Have you ever voted against something only to be glad later you got out voted? Too many years ago the idea of a question of the day for SQLServerCentral came up for discussion. I was against the idea not because it was a bad idea, but because it is one more thing to do every day. Few people appreciate the grind it is to try to have new content of any type ready every day and I’ve always tilted towards sustainability, even if it meant not doing a good idea at times. I was right that it was a lot of work of course, but it has been fun to watch it grow. I wrote a good chunk or two of the questions in the beginning, but Steve Jones carried most of the load then (and now!). Many of those questions got bundled into books called SQL Server Stumpers which back then were sold for something like $6, but now available for free as a PDF – not bad material for interview prep.
Fast forward a lot and it’s been too long since I wrote any questions and like any task, it takes some practice to get it right, along with finding something interesting to turn into a question. In Database We Trust is one recent question I posted. I think not a bad question, many a bit trivia-ish, but it’s interesting to read the comments attached to it. It’s hard enough to just convert something interesting to a question, then you have to back up and try to think like the person solving it. Do you have enough clues? Some confusing or misleading clues? Can they easily rule some answers out based on other answers?
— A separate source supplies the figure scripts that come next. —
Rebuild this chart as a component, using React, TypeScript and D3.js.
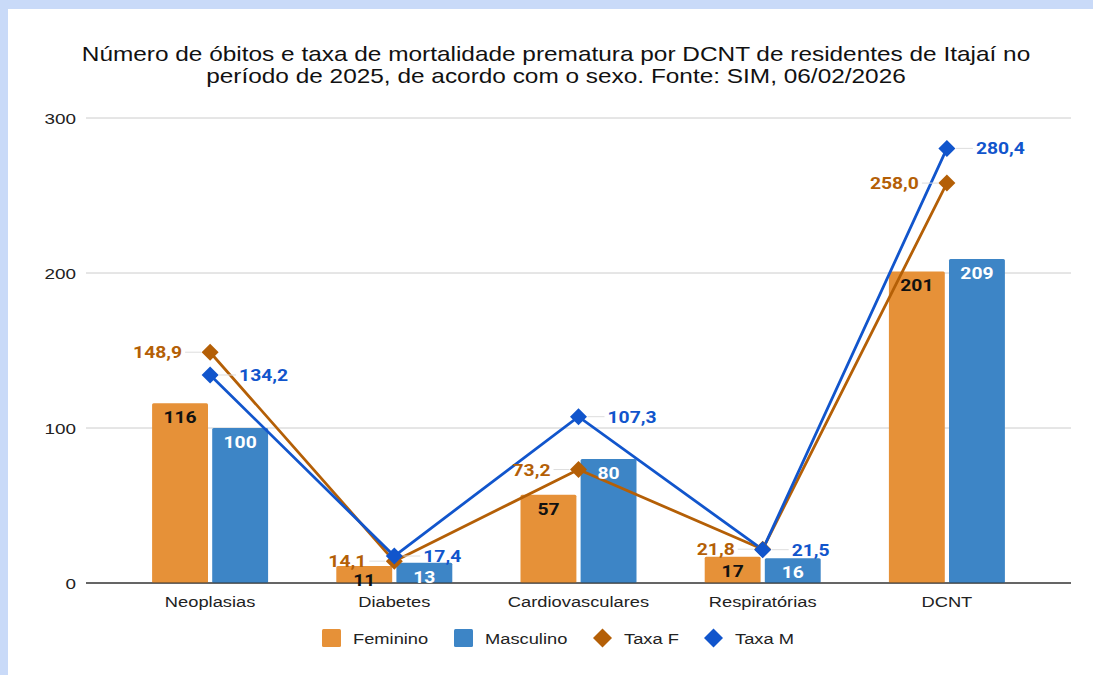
import React from "react";
import * as d3 from "d3";

const categories = ["Neoplasias", "Diabetes", "Cardiovasculares", "Respiratórias", "DCNT"];
const feminino = [116, 11, 57, 17, 201];
const masculino = [100, 13, 80, 16, 209];
const taxaF = [148.9, 14.1, 73.2, 21.8, 258.0];
const taxaM = [134.2, 17.4, 107.3, 21.5, 280.4];
const yTicks = [0, 100, 200, 300];
const titleLines = [
  "Número de óbitos e taxa de mortalidade prematura por DCNT de residentes de Itajaí no",
  "período de 2025, de acordo com o sexo. Fonte: SIM, 06/02/2026",
];
const legendItems = [
  { label: "Feminino", kind: "rect", color: "#e69138" },
  { label: "Masculino", kind: "rect", color: "#3d85c6" },
  { label: "Taxa F", kind: "diamond", color: "#b45f06" },
  { label: "Taxa M", kind: "diamond", color: "#1155cc" },
];

const W = 1093;
const H = 675;
const COL_F = "#e69138";
const COL_M = "#3d85c6";
const LINE_F = "#b45f06";
const LINE_M = "#1155cc";
const fmt = (v: number) => v.toFixed(1).replace(".", ",");
const axisFont = "Arial, 'Liberation Sans', sans-serif";
const labelFont = "Roboto, Arial, sans-serif";
const SX_AXIS = 1.22;
const SX_LABEL = 1.17;

function T(props: {
  x: number;
  y: number;
  sx: number;
  anchor?: "start" | "middle" | "end";
  font: string;
  size: number;
  weight?: string;
  fill: string;
  children: React.ReactNode;
}) {
  return (
    <text
      transform={`translate(${props.x},${props.y}) scale(${props.sx},1)`}
      textAnchor={props.anchor || "start"}
      fontFamily={props.font}
      fontSize={props.size}
      fontWeight={props.weight || "normal"}
      fill={props.fill}
    >
      {props.children}
    </text>
  );
}

export default function App() {
  const gridLeft = 86;
  const gridRight = 1071;
  const y = d3.scaleLinear().domain([0, 300]).range([583, 118]);
  const x = d3.scaleBand<string>().domain(categories).range([118, 1039]).paddingInner(0).paddingOuter(0);
  const inner = d3.scaleBand<string>().domain(["F", "M"]).range([0, 116]).paddingInner(0.07);
  const groupW = 116;
  const cx = (c: string) => (x(c) as number) + x.bandwidth() / 2;
  const line = d3
    .line<number>()
    .x((_, i) => cx(categories[i]))
    .y((d) => y(d));

  const diamond = (px: number, py: number, r: number) =>
    `M${px},${py - r}L${px + r},${py}L${px},${py + r}L${px - r},${py}Z`;

  const legendX = [322, 454, 593, 704];

  return (
    <svg
      width={W}
      height={H}
      style={{ position: "absolute", left: 0, top: 0, display: "block" }}
    >
      <rect x={0} y={0} width={W} height={H} fill="#c9daf8" />
      <rect x={8} y={9} width={W - 8} height={H - 9} fill="#ffffff" />
      {titleLines.map((t, i) => (
        <T
          key={i}
          x={556}
          y={61 + i * 22}
          sx={SX_AXIS}
          anchor="middle"
          font={axisFont}
          size={20}
          fill="#111"
        >
          {t}
        </T>
      ))}
      {yTicks.map((t) => (
        <g key={t}>
          <line
            x1={gridLeft}
            x2={gridRight}
            y1={y(t)}
            y2={y(t)}
            stroke={t === 0 ? "#333" : "#cccccc"}
            strokeWidth={1}
          />
          <T x={76} y={y(t) + 5.5} sx={SX_AXIS} anchor="end" font={axisFont} size={15.5} fill="#222">
            {t}
          </T>
        </g>
      ))}
      {categories.map((c, i) => {
        const gx = cx(c) - groupW / 2;
        const bars = [
          { key: "F", v: feminino[i], col: COL_F },
          { key: "M", v: masculino[i], col: COL_M },
        ];
        return (
          <g key={c}>
            {bars.map((b) => (
              <rect
                key={b.key}
                x={gx + (inner(b.key) as number)}
                y={y(b.v)}
                width={inner.bandwidth()}
                height={y(0) - y(b.v)}
                fill={b.col}
                rx={1.5}
              />
            ))}
            <T x={cx(c)} y={607} sx={SX_AXIS} anchor="middle" font={axisFont} size={15} fill="#222">
              {c}
            </T>
          </g>
        );
      })}
      <line x1={gridLeft} x2={gridRight} y1={y(0)} y2={y(0)} stroke="#333" strokeWidth={1} />
      <path d={line(taxaF) || ""} fill="none" stroke={LINE_F} strokeWidth={2.8} />
      <path d={line(taxaM) || ""} fill="none" stroke={LINE_M} strokeWidth={2.8} />
      {categories.map((c, i) => (
        <g key={"pts" + c}>
          <path d={diamond(cx(c), y(taxaF[i]), 8.5)} fill={LINE_F} />
          <path d={diamond(cx(c), y(taxaM[i]), 8.5)} fill={LINE_M} />
        </g>
      ))}
      {categories.map((c, i) => {
        const gx = cx(c) - groupW / 2;
        const bars = [
          { key: "F", v: feminino[i], tc: "#111" },
          { key: "M", v: masculino[i], tc: "#fff" },
        ];
        return bars.map((b) => (
          <T
            key={"bl" + c + b.key}
            x={gx + (inner(b.key) as number) + inner.bandwidth() / 2}
            y={y(b.v) + 20}
            sx={SX_LABEL}
            anchor="middle"
            font={labelFont}
            weight="bold"
            size={16.5}
            fill={b.tc}
          >
            {b.v}
          </T>
        ));
      })}
      {categories.map((c, i) => {
        const px = cx(c);
        const pfy = y(taxaF[i]);
        const pmy = y(taxaM[i]);
        return (
          <g key={"lbl" + c}>
            <line x1={px - 25} x2={px - 9} y1={pfy} y2={pfy} stroke="#dddddd" strokeWidth={1} />
            <T
              x={px - 28}
              y={pfy + 6}
              sx={SX_LABEL}
              anchor="end"
              font={labelFont}
              weight="bold"
              size={16.5}
              fill={LINE_F}
            >
              {fmt(taxaF[i])}
            </T>
            <line x1={px + 9} x2={px + 26} y1={pmy} y2={pmy} stroke="#dddddd" strokeWidth={1} />
            <T
              x={px + 29}
              y={pmy + 6}
              sx={SX_LABEL}
              anchor="start"
              font={labelFont}
              weight="bold"
              size={16.5}
              fill={LINE_M}
            >
              {fmt(taxaM[i])}
            </T>
          </g>
        );
      })}
      {legendItems.map((it, i) => {
        const lx = legendX[i];
        const ly = 638;
        return (
          <g key={it.label}>
            {it.kind === "rect" ? (
              <rect x={lx} y={ly - 9} width={19} height={18} fill={it.color} rx={1.5} />
            ) : (
              <path d={diamond(lx + 9.5, ly, 9.5)} fill={it.color} />
            )}
            <T x={lx + 31} y={ly + 5.5} sx={SX_AXIS} font={axisFont} size={15} fill="#222">
              {it.label}
            </T>
          </g>
        );
      })}
    </svg>
  );
}
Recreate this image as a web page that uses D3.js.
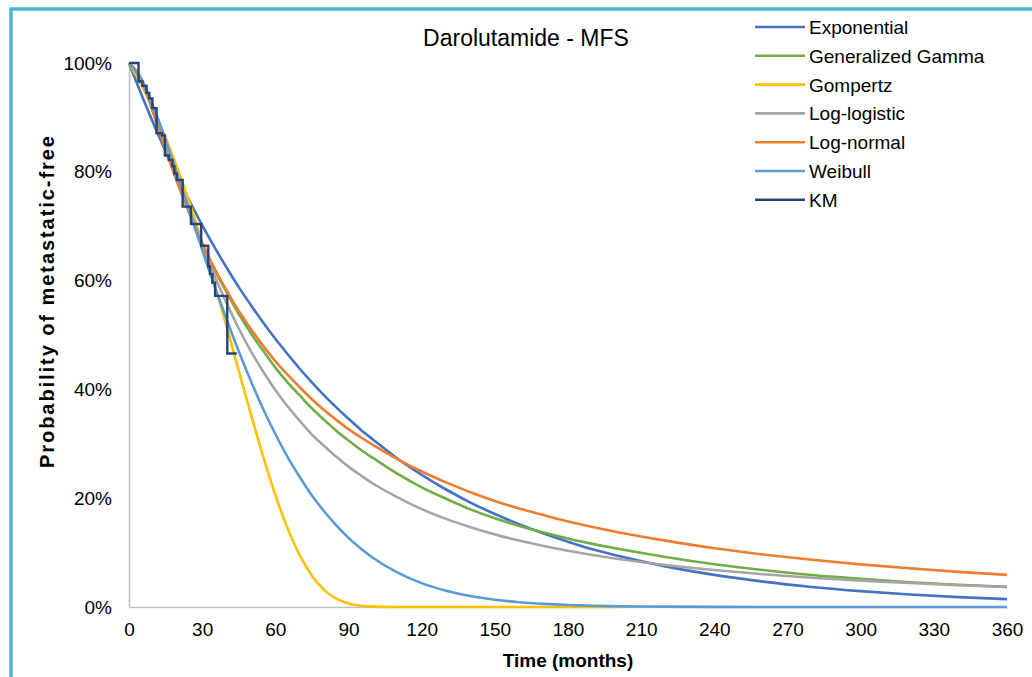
<!DOCTYPE html>
<html>
<head>
<meta charset="utf-8">
<script src="https://cdn.jsdelivr.net/npm/d3@7"></script>
<style>
  html, body { margin: 0; padding: 0; background: #fff; }
  svg { display: block; }
  text { font-family: "Liberation Sans", Arial, sans-serif; fill: #000; }
</style>
</head>
<body>
<svg id="chart" width="1032" height="677"></svg>
<script>
// ---------------- DATA ----------------
const months = [0,5,10,15,20,25,30,35,40,45,50,55,60,65,70,75,80,85,90,95,100,
  110,120,130,140,150,160,170,180,190,200,220,240,260,280,300,320,340,360];

const exponential = [1,.943,.889,.838,.790,.745,.702,.662,.624,.588,.555,.523,.493,.465,.438,.413,.389,.367,.346,.326,.308,
  .273,.243,.216,.192,.171,.152,.135,.120,.106,.0946,.0747,.0590,.0466,.0368,.0291,.0230,.0182,.0144];

const generalizedGamma = [1,.970,.909,.843,.780,.722,.669,.621,.579,.539,.503,.471,.440,.413,.389,.365,.344,.324,.306,.289,.274,
  .245,.220,.199,.1795,.163,.149,.137,.126,.116,.1075,.092,.0787,.0679,.0588,.0518,.0456,.0408,.037];

const gompertz = [1,.960,.915,.863,.805,.741,.670,.595,.516,.434,.354,.277,.206,.145,.0953,.0576,.0315,.0153,.0064,.0023,.0007,
  0,0,0,0,0,0,0,0,0,0,null,null,null,null,null,null,null,null];

const logLogistic = [1,.972,.920,.858,.793,.728,.667,.610,.559,.512,.470,.433,.399,.369,.342,.317,.296,.276,.258,.242,.227,
  .202,.180,.162,.1468,.1335,.1221,.1121,.1033,.0956,.0888,.0772,.0679,.0603,.0539,.0485,.0440,.0401,.0368];

const logNormal = [1,.970,.907,.840,.778,.721,.669,.623,.582,.544,.511,.480,.452,.427,.404,.382,.362,.344,.327,.312,.298,
  .272,.249,.229,.211,.195,.181,.169,.157,.147,.138,.122,.108,.0966,.0868,.0784,.0711,.0646,.059];

const weibull = [1,.969,.918,.857,.792,.724,.657,.591,.529,.470,.415,.364,.318,.276,.239,.205,.176,.150,.127,.1077,.0906,
  .0636,.0439,.0299,.0201,.0134,.0088,.0057,.0036,.0023,.0014,.0006,.0002,.0001,0,0,0,0,0];

const kmTime = [0,3.9,5.5,7.2,8.3,9.6,11.3,13.5,14.7,16.3,17.8,18.6,19.6,22.0,25.4,29.6,32.5,33.2,34.2,35.3,40.3,44.2];
const kmSurv = [1,.966,.958,.945,.935,.917,.871,.867,.830,.822,.810,.797,.785,.736,.704,.664,.626,.612,.596,.572,.466,.466];

const seriesNames = ["Exponential","Generalized Gamma","Gompertz","Log-logistic","Log-normal","Weibull","KM"];
const seriesColors = ["#4472C4","#70AD47","#FFC000","#A5A5A5","#ED7D31","#5B9BD5","#264478"];

const xTicks = [0,30,60,90,120,150,180,210,240,270,300,330,360];
const yTicks = [0,0.2,0.4,0.6,0.8,1.0];

const titleText = "Darolutamide - MFS";
const xLabel = "Time (months)";
const yLabel = "Probability of metastatic-free";

// ---------------- CHART ----------------
const svg = d3.select("#chart");
const plot = {left: 129, right: 1007, top: 63, bottom: 607};

// outer frame
svg.append("rect").attr("x", 11).attr("y", 9).attr("width", 1060).attr("height", 720)
  .attr("fill", "#fff").attr("stroke", "#4BB6D2").attr("stroke-width", 3.5);

const x = d3.scaleLinear().domain([0, 360]).range([plot.left, plot.right]);
const y = d3.scaleLinear().domain([0, 1]).range([plot.bottom, plot.top]);

// axes
const xAxis = svg.append("g").attr("transform", `translate(0,${plot.bottom})`)
  .call(d3.axisBottom(x).tickValues(xTicks).tickSize(0).tickSizeOuter(0).tickPadding(16).tickFormat(d3.format("d")));
const yAxis = svg.append("g").attr("transform", `translate(${plot.left},0)`)
  .call(d3.axisLeft(y).tickValues(yTicks).tickSize(0).tickSizeOuter(0).tickPadding(17).tickFormat(d3.format(".0%")));
[xAxis, yAxis].forEach(g => {
  g.select(".domain").attr("stroke", "#BFBFBF").attr("stroke-width", 1.5);
  g.selectAll("text").style("font-size", "19px").style("font-family", '"Liberation Sans", Arial, sans-serif').attr("fill", "#000");
});

// series
const allSeries = [exponential, generalizedGamma, gompertz, logLogistic, logNormal, weibull];
const line = d3.line()
  .defined(d => d[1] !== null)
  .x(d => x(d[0])).y(d => y(d[1]))
  .curve(d3.curveMonotoneX);

allSeries.forEach((vals, i) => {
  const pts = months.map((m, j) => [m, vals[j]]);
  svg.append("path").datum(pts)
    .attr("d", line)
    .attr("fill", "none")
    .attr("stroke", seriesColors[i])
    .attr("stroke-width", 2.6)
    .attr("stroke-linejoin", "round");
});

// KM step
const kmLine = d3.line().x(d => x(d[0])).y(d => y(d[1])).curve(d3.curveStepAfter);
svg.append("path").datum(kmTime.map((t, i) => [t, kmSurv[i]]))
  .attr("d", kmLine)
  .attr("fill", "none")
  .attr("stroke", seriesColors[6])
  .attr("stroke-width", 2.4);

// title
svg.append("text").attr("x", 526).attr("y", 46)
  .attr("text-anchor", "middle").style("font-size", "23px").text(titleText);

// axis labels
svg.append("text").attr("x", (plot.left + plot.right) / 2).attr("y", 667)
  .attr("text-anchor", "middle").style("font-size", "19px").style("font-weight", "bold").text(xLabel);
svg.append("text").attr("transform", `translate(54,302) rotate(-90)`)
  .attr("text-anchor", "middle").style("font-size", "20px").style("font-weight", "bold")
  .attr("textLength", 332).attr("lengthAdjust", "spacing").text(yLabel);

// legend
const legend = svg.append("g");
seriesNames.forEach((name, i) => {
  const yy = 27 + i * 28.8;
  legend.append("line").attr("x1", 755).attr("x2", 805).attr("y1", yy).attr("y2", yy)
    .attr("stroke", seriesColors[i]).attr("stroke-width", 2.6);
  legend.append("text").attr("x", 809).attr("y", yy + 7)
    .style("font-size", "19px").text(name);
});
</script>
</body>
</html>
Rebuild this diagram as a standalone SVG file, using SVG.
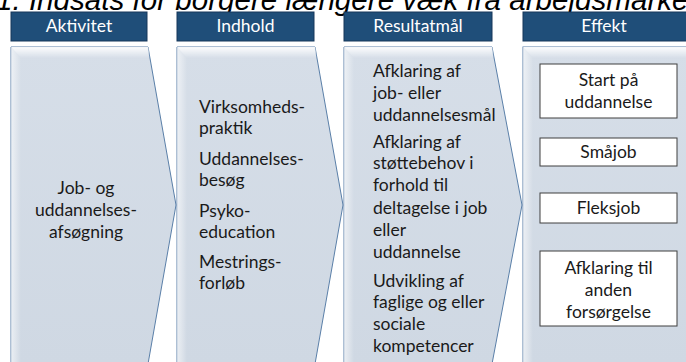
<svg xmlns="http://www.w3.org/2000/svg" width="686" height="362" viewBox="0 0 686 362">
<defs>
<linearGradient id="body" x1="0" y1="0" x2="0" y2="1">
<stop offset="0" stop-color="#D6DEE8"/>
<stop offset="1" stop-color="#CFD8E3"/>
</linearGradient>
<linearGradient id="topbev" x1="0" y1="0" x2="0" y2="1">
<stop offset="0" stop-color="#FFFFFF" stop-opacity="0.95"/>
<stop offset="1" stop-color="#FFFFFF" stop-opacity="0"/>
</linearGradient>
<linearGradient id="leftbev" x1="0" y1="0" x2="1" y2="0">
<stop offset="0" stop-color="#FFFFFF" stop-opacity="0.6"/>
<stop offset="1" stop-color="#FFFFFF" stop-opacity="0"/>
</linearGradient>
</defs>
<style>
.hdr{fill:#1F4E79;stroke:#16375A;stroke-width:1}
.htx{font-family:Lato,"Open Sans",sans-serif;font-size:17.5px;fill:#FFFFFF;text-anchor:middle}
.chev{fill:url(#body);stroke:#5A7FA8;stroke-width:1}
.tb{fill:url(#topbev)}
.lb{fill:url(#leftbev)}
.tx{font-family:Lato,"Open Sans",sans-serif;font-size:17.5px;fill:#1A1A1A}
.ctx{font-family:Lato,"Open Sans",sans-serif;font-size:17.5px;fill:#1A1A1A;text-anchor:middle}
.box{fill:#FFFFFF;stroke:#3F3F3F;stroke-width:1}
.title{font-family:"Liberation Sans",Arial,sans-serif;font-style:italic;font-size:29.6px;fill:#000000}
</style>
<rect width="686" height="362" fill="#FFFFFF"/>
<text class="title" x="-4" y="10">1. Indsats for borgere længere væk fra arbejdsmarkedet</text>

<g id="aktivitet">
<rect class="hdr" x="11" y="12" width="136" height="29"/>
<text class="htx" x="79" y="32">Aktivitet</text>
<polygon class="chev" points="11,47 148,47 176,205 148,364 11,364"/>
<polygon class="tb" points="11,47 148,47 150,58 21,58"/>
<polygon class="lb" points="11,47 21,58 21,364 11,364"/>
<text class="ctx" x="86" y="194">Job- og</text>
<text class="ctx" x="86" y="216">uddannelses-</text>
<text class="ctx" x="86" y="238">afsøgning</text>
</g>

<g id="indhold">
<rect class="hdr" x="177" y="12" width="137" height="29"/>
<text class="htx" x="245.5" y="32">Indhold</text>
<polygon class="chev" points="177,47 315,47 343,205 315,364 177,364"/>
<polygon class="tb" points="177,47 315,47 317,58 187,58"/>
<polygon class="lb" points="177,47 187,58 187,364 177,364"/>
<text class="tx" x="199" y="113">Virksomheds-</text>
<text class="tx" x="199" y="134">praktik</text>
<text class="tx" x="199" y="165">Uddannelses-</text>
<text class="tx" x="199" y="186">besøg</text>
<text class="tx" x="199" y="217">Psyko-</text>
<text class="tx" x="199" y="238">education</text>
<text class="tx" x="199" y="268">Mestrings-</text>
<text class="tx" x="199" y="289">forløb</text>
</g>

<g id="resultatmaal">
<rect class="hdr" x="344" y="12" width="148" height="29"/>
<text class="htx" x="418" y="32">Resultatmål</text>
<polygon class="chev" points="344,47 492,47 522,205 492,364 344,364"/>
<polygon class="tb" points="344,47 492,47 494,58 354,58"/>
<polygon class="lb" points="344,47 354,58 354,364 344,364"/>
<text class="tx" x="373" y="77">Afklaring af</text>
<text class="tx" x="373" y="99">job- eller</text>
<text class="tx" x="373" y="121">uddannelsesmål</text>
<text class="tx" x="373" y="148">Afklaring af</text>
<text class="tx" x="373" y="169">støttebehov i</text>
<text class="tx" x="373" y="191">forhold til</text>
<text class="tx" x="373" y="214">deltagelse i job</text>
<text class="tx" x="373" y="236">eller</text>
<text class="tx" x="373" y="258">uddannelse</text>
<text class="tx" x="373" y="287">Udvikling af</text>
<text class="tx" x="373" y="308">faglige og eller</text>
<text class="tx" x="373" y="330">sociale</text>
<text class="tx" x="373" y="352">kompetencer</text>
</g>

<g id="effekt">
<rect class="hdr" x="523" y="12" width="170" height="29"/>
<text class="htx" x="604" y="32">Effekt</text>
<rect class="chev" x="523" y="47" width="170" height="317"/>
<polygon class="tb" points="523,47 693,47 693,58 533,58"/>
<polygon class="lb" points="523,47 533,58 533,364 523,364"/>
</g>

<g id="start-paa-uddannelse">
<rect class="box" x="540" y="64" width="137" height="54"/>
<text class="ctx" x="608.5" y="86">Start på</text>
<text class="ctx" x="608.5" y="108">uddannelse</text>
</g>
<g id="smaajob">
<rect class="box" x="540" y="138" width="137" height="28"/>
<text class="ctx" x="608.5" y="158">Småjob</text>
</g>
<g id="fleksjob">
<rect class="box" x="540" y="193" width="137" height="30"/>
<text class="ctx" x="608.5" y="214">Fleksjob</text>
</g>
<g id="afklaring-anden-forsoergelse">
<rect class="box" x="540" y="251" width="137" height="75"/>
<text class="ctx" x="608.5" y="274">Afklaring til</text>
<text class="ctx" x="608.5" y="296">anden</text>
<text class="ctx" x="608.5" y="318">forsørgelse</text>
</g>
</svg>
Or in my case I set the right answer count at 2 instead of leaving it “check all correct answers”.
Questions are approachable writing. You need an idea, a few sentences and a few options for answers, and some links and explanation to support the right answer (and please do explain why the wrong ones are wrong too). I’d bet that once you have an idea, you can do a good draft in an hour. You can pick any topic, something you know or something you learned (preferably the hard way) and the best part is you get to go back and look at the stats for the answers and the comments – a lot more feedback than you’ll get on a blog post or even an SSC article. Give it a try, you’ll have fun doing it!